— START Dataset extract —
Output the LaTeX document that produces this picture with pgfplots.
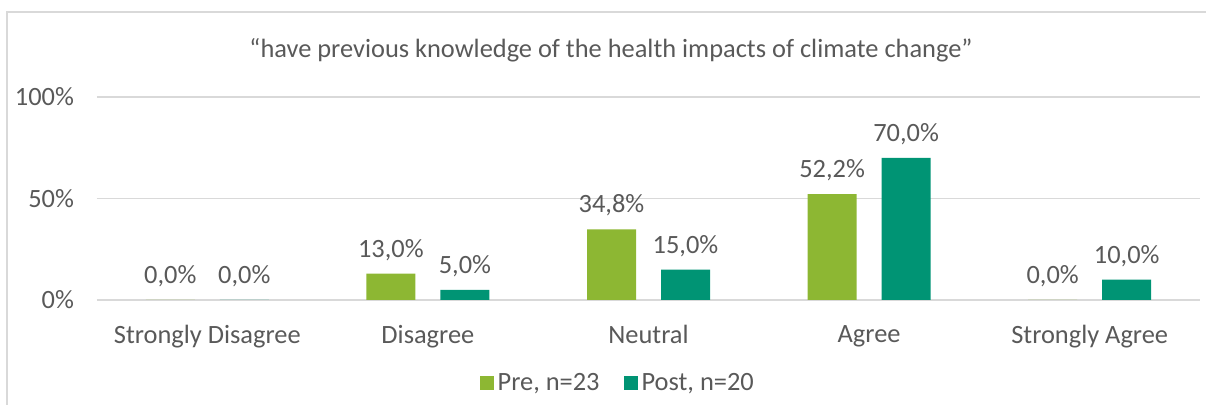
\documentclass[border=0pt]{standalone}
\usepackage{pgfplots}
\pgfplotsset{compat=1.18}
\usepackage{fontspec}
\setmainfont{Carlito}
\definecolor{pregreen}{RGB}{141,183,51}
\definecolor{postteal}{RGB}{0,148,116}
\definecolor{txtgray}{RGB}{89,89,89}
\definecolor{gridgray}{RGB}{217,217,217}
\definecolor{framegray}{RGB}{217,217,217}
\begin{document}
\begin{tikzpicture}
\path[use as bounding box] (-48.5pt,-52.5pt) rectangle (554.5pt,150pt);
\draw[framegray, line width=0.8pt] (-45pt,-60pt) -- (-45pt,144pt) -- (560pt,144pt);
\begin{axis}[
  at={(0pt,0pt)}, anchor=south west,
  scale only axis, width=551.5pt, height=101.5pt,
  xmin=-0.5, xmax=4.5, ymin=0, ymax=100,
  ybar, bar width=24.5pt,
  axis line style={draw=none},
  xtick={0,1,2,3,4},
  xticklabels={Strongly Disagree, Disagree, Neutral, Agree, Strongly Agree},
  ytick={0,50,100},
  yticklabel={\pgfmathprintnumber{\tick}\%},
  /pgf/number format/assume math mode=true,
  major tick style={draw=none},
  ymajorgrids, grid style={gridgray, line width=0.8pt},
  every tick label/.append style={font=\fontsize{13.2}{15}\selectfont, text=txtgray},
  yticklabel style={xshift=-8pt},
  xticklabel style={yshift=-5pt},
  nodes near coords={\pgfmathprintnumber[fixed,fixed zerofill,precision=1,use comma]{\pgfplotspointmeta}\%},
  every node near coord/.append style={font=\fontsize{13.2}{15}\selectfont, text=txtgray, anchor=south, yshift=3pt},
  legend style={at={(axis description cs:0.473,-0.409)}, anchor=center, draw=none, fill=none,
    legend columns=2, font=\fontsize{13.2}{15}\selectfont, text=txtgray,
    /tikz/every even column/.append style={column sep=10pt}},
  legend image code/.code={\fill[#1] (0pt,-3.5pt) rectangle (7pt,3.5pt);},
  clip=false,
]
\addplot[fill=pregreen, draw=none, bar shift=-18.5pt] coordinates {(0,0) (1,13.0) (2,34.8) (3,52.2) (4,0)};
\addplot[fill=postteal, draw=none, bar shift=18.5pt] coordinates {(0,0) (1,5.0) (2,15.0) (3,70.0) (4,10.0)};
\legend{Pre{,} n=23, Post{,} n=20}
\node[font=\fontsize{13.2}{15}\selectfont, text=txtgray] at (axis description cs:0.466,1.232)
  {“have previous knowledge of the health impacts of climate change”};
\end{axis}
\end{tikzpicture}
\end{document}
— END Dataset extract —
▸ Exercise brief
Output a faithful copy of the data, with each picture left out.

▸ Written answer
Output the LaTeX document that produces this picture with pgfplots.
\documentclass[border=0pt]{standalone}
\usepackage{pgfplots}
\pgfplotsset{compat=1.18}
\usepackage{fontspec}
\setmainfont{Carlito}
\definecolor{pregreen}{RGB}{141,183,51}
\definecolor{postteal}{RGB}{0,148,116}
\definecolor{txtgray}{RGB}{89,89,89}
\definecolor{gridgray}{RGB}{217,217,217}
\definecolor{framegray}{RGB}{217,217,217}
\begin{document}
\begin{tikzpicture}
\path[use as bounding box] (-48.5pt,-52.5pt) rectangle (554.5pt,150pt);
\draw[framegray, line width=0.8pt] (-45pt,-60pt) -- (-45pt,144pt) -- (560pt,144pt);
\begin{axis}[
  at={(0pt,0pt)}, anchor=south west,
  scale only axis, width=551.5pt, height=101.5pt,
  xmin=-0.5, xmax=4.5, ymin=0, ymax=100,
  ybar, bar width=24.5pt,
  axis line style={draw=none},
  xtick={0,1,2,3,4},
  xticklabels={Strongly Disagree, Disagree, Neutral, Agree, Strongly Agree},
  ytick={0,50,100},
  yticklabel={\pgfmathprintnumber{\tick}\%},
  /pgf/number format/assume math mode=true,
  major tick style={draw=none},
  ymajorgrids, grid style={gridgray, line width=0.8pt},
  every tick label/.append style={font=\fontsize{13.2}{15}\selectfont, text=txtgray},
  yticklabel style={xshift=-8pt},
  xticklabel style={yshift=-5pt},
  nodes near coords={\pgfmathprintnumber[fixed,fixed zerofill,precision=1,use comma]{\pgfplotspointmeta}\%},
  every node near coord/.append style={font=\fontsize{13.2}{15}\selectfont, text=txtgray, anchor=south, yshift=3pt},
  legend style={at={(axis description cs:0.473,-0.409)}, anchor=center, draw=none, fill=none,
    legend columns=2, font=\fontsize{13.2}{15}\selectfont, text=txtgray,
    /tikz/every even column/.append style={column sep=10pt}},
  legend image code/.code={\fill[#1] (0pt,-3.5pt) rectangle (7pt,3.5pt);},
  clip=false,
]
\addplot[fill=pregreen, draw=none, bar shift=-18.5pt] coordinates {(0,0) (1,13.0) (2,34.8) (3,52.2) (4,0)};
\addplot[fill=postteal, draw=none, bar shift=18.5pt] coordinates {(0,0) (1,5.0) (2,15.0) (3,70.0) (4,10.0)};
\legend{Pre{,} n=23, Post{,} n=20}
\node[font=\fontsize{13.2}{15}\selectfont, text=txtgray] at (axis description cs:0.466,1.232)
  {“have previous knowledge of the health impacts of climate change”};
\end{axis}
\end{tikzpicture}
\end{document}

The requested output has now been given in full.